Мои познания в области хозрасчета помогли вписать кооператив в действующее производство. Я договорился с руководством ВАЗа, что мы будем делать спортинвентарь на малозагруженном оборудовании, работать преимущественно в ночные смены, компенсировать заводу стоимость затраченных электроэнергии, воды, газа, масел, смазывающе-охлаждающих жидкостей, вносить свою долю амортизационных платежей. Фактически нам давали возможность подзаработать, повысив загрузку станков, с условием не наносить ущерба родному предприятию.

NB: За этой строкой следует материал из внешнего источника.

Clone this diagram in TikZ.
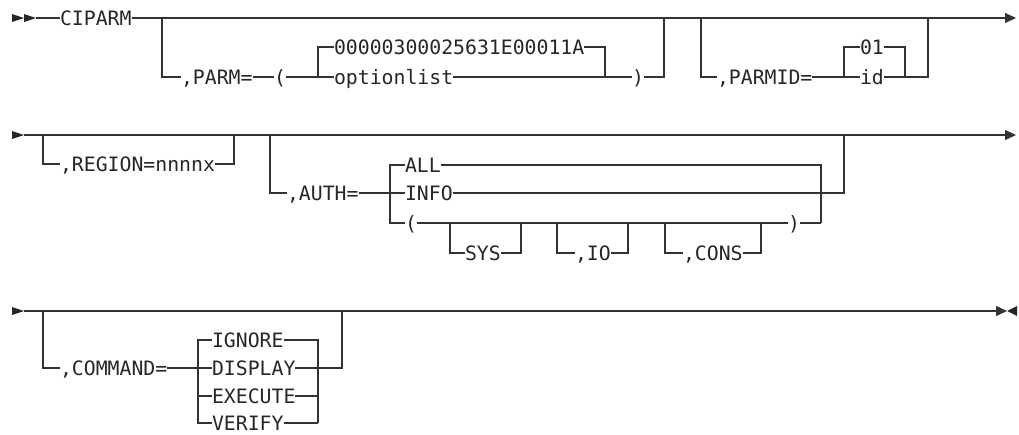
\documentclass[tikz,border=0pt]{standalone}
\usepackage{fontspec}
\setmonofont{DejaVu Sans Mono}
\usetikzlibrary{arrows.meta}

\begin{document}
\begin{tikzpicture}[x=1pt,y=-1pt,
  rail/.style={line width=1.1pt,black!80},
  kw/.style={anchor=west,inner sep=0pt,outer sep=0pt,text height=14pt,text depth=0pt,
    font=\ttfamily\fontsize{19.8}{22}\selectfont,text=black!85},
  endarr/.style={-{Triangle[length=11pt,width=10pt]}}]
  \useasboundingbox (0,0) rectangle (1019,434);

  % Row 1: CIPARM, PARM, PARMID
  \fill[black!85] (12,14)--(24,18)--(12,22)--cycle (24,14)--(36,18)--(24,22)--cycle;
  \coordinate (r1start) at (36,18);
  \coordinate (r1end) at (1016,18);
  \node[kw] (ciparm) at (60,18) {CIPARM};
  \draw[rail] (r1start) -- (ciparm.west);
  \draw[rail,endarr] (ciparm.east) -- (r1end);

  % PARM=( ... )
  \coordinate (p1) at (162,18);
  \coordinate (p2) at (318,77);
  \coordinate (p3) at (605,77);
  \coordinate (p4) at (664,18);
  \node[kw] (parm) at (181,77) {,PARM=};
  \node[kw] (lpar) at (274,77) {(};
  \node[kw] (pdef) at (334,47) {00000300025631E00011A};
  \node[kw] (plist) at (334,77) {optionlist};
  \node[kw] (rpar) at (632,77) {)};
  \draw[rail] (p1) |- (parm.west);
  \draw[rail] (parm.east) -- (lpar.west);
  \draw[rail] (lpar.east) -- (plist.west);
  \draw[rail] (p2) |- (pdef.west);
  \draw[rail] (pdef.east) -| (p3);
  \draw[rail] (plist.east) -- (rpar.west);
  \draw[rail] (rpar.east) -| (p4);

  % PARMID=
  \coordinate (q1) at (701,18);
  \coordinate (q2) at (844,77);
  \coordinate (q3) at (905,77);
  \coordinate (q4) at (928,18);
  \node[kw] (parmid) at (717,77) {,PARMID=};
  \node[kw] (q01) at (860,47) {01};
  \node[kw] (qid) at (860,77) {id};
  \draw[rail] (q1) |- (parmid.west);
  \draw[rail] (parmid.east) -- (qid.west);
  \draw[rail] (q2) |- (q01.west);
  \draw[rail] (q01.east) -| (q3);
  \draw[rail] (qid.east) -| (q4);

  % Row 2: REGION, AUTH
  \fill[black!85] (12,131)--(24,135)--(12,139)--cycle;
  \coordinate (r2start) at (24,135);
  \coordinate (r2end) at (1016,135);
  \draw[rail,endarr] (r2start) -- (r2end);

  \coordinate (g1) at (43,135);
  \coordinate (g2) at (234,135);
  \node[kw] (region) at (60,164) {,REGION=nnnnx};
  \draw[rail] (g1) |- (region.west);
  \draw[rail] (region.east) -| (g2);

  \coordinate (a1) at (270,135);
  \coordinate (a2) at (390,193);
  \coordinate (a3) at (821,223);
  \coordinate (a4) at (844,135);
  \node[kw] (auth) at (287,193) {,AUTH=};
  \node[kw] (aall) at (405,165) {ALL};
  \node[kw] (ainfo) at (405,193) {INFO};
  \node[kw] (alpar) at (405,223) {(};
  \node[kw] (arpar) at (788,223) {)};
  \draw[rail] (a1) |- (auth.west);
  \draw[rail] (auth.east) -- (ainfo.west);
  \draw[rail] (aall.west) -| (a2) |- (alpar.west);
  \draw[rail] (aall.east) -| (a3);
  \draw[rail] (ainfo.east) -| (a4);
  \draw[rail] (alpar.east) -- (arpar.west);
  \draw[rail] (arpar.east) -- (a3);

  % SYS / ,IO / ,CONS inside the parentheses
  \coordinate (s1) at (450,223);
  \coordinate (s2) at (521,223);
  \coordinate (i1) at (557,223);
  \coordinate (i2) at (628,223);
  \coordinate (k1) at (665,223);
  \coordinate (k2) at (761,223);
  \node[kw] (sys) at (465,253) {SYS};
  \node[kw] (io) at (575,253) {,IO};
  \node[kw] (cons) at (683,253) {,CONS};
  \draw[rail] (s1) |- (sys.west);
  \draw[rail] (sys.east) -| (s2);
  \draw[rail] (i1) |- (io.west);
  \draw[rail] (io.east) -| (i2);
  \draw[rail] (k1) |- (cons.west);
  \draw[rail] (cons.east) -| (k2);

  % Row 3: COMMAND
  \fill[black!85] (12,307)--(24,311)--(12,315)--cycle;
  \coordinate (r3start) at (24,311);
  \coordinate (r3end) at (1007,311);
  \draw[rail,endarr] (r3start) -- (r3end);
  \fill[black!85] (1017,306)--(1007,311)--(1017,316)--cycle;

  \coordinate (c1) at (43,311);
  \coordinate (c2) at (198,368);
  \coordinate (c3) at (318,423);
  \coordinate (c4) at (342,311);
  \node[kw] (command) at (60,368) {,COMMAND=};
  \node[kw] (cign) at (212,340) {IGNORE};
  \node[kw] (cdisp) at (212,368) {DISPLAY};
  \node[kw] (cexec) at (212,396) {EXECUTE};
  \node[kw] (cver) at (212,423) {VERIFY};
  \draw[rail] (c1) |- (command.west);
  \draw[rail] (command.east) -- (cdisp.west);
  \draw[rail] (cign.west) -| (c2) |- (cver.west);
  \draw[rail] (cexec.west) -- (cexec.west -| c2);
  \draw[rail] (cign.east) -| (c3);
  \draw[rail] (cexec.east) -- (cexec.east -| c3);
  \draw[rail] (cver.east) -- (c3);
  \draw[rail] (cdisp.east) -| (c4);

\end{tikzpicture}
\end{document}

Остались, как я думал, пустяки – согласовать цены на готовую продукцию. Рано я радовался. Захожу, полный энтузиазма, поверивший в перестройку, к начальнику заводского отдела труда и зарплаты. Передо мной развалился в кресле вальяжный барин с довольной лоснящейся физиономией. Я приготовился развернуть радужную картину кооперативной жизни, а он и говорит снисходительно-барственным тоном: «Давай условимся – я согласую все, что тебе нужно, а ты уж потом отвали нам деньжонок!».
От этой беспардонной наглости я мгновенно вскипел. Кровь ударила в голову, перед глазами встала красная пелена. Я готов был растерзать этого жирного борова. Кое-как удержался от рукоприкладства, но, правда, высказал все, что о нем подумал. Дескать, вы и так не даете нам всем житья, а когда люди собрались на себя поработать в ночное время, вы тут как тут, готовы кусок из горла вырвать! При этом я в приступе бешенства комкал и рвал принесенные бумаги – документы, чертежи, расчеты – и швырял обрывки в корзину.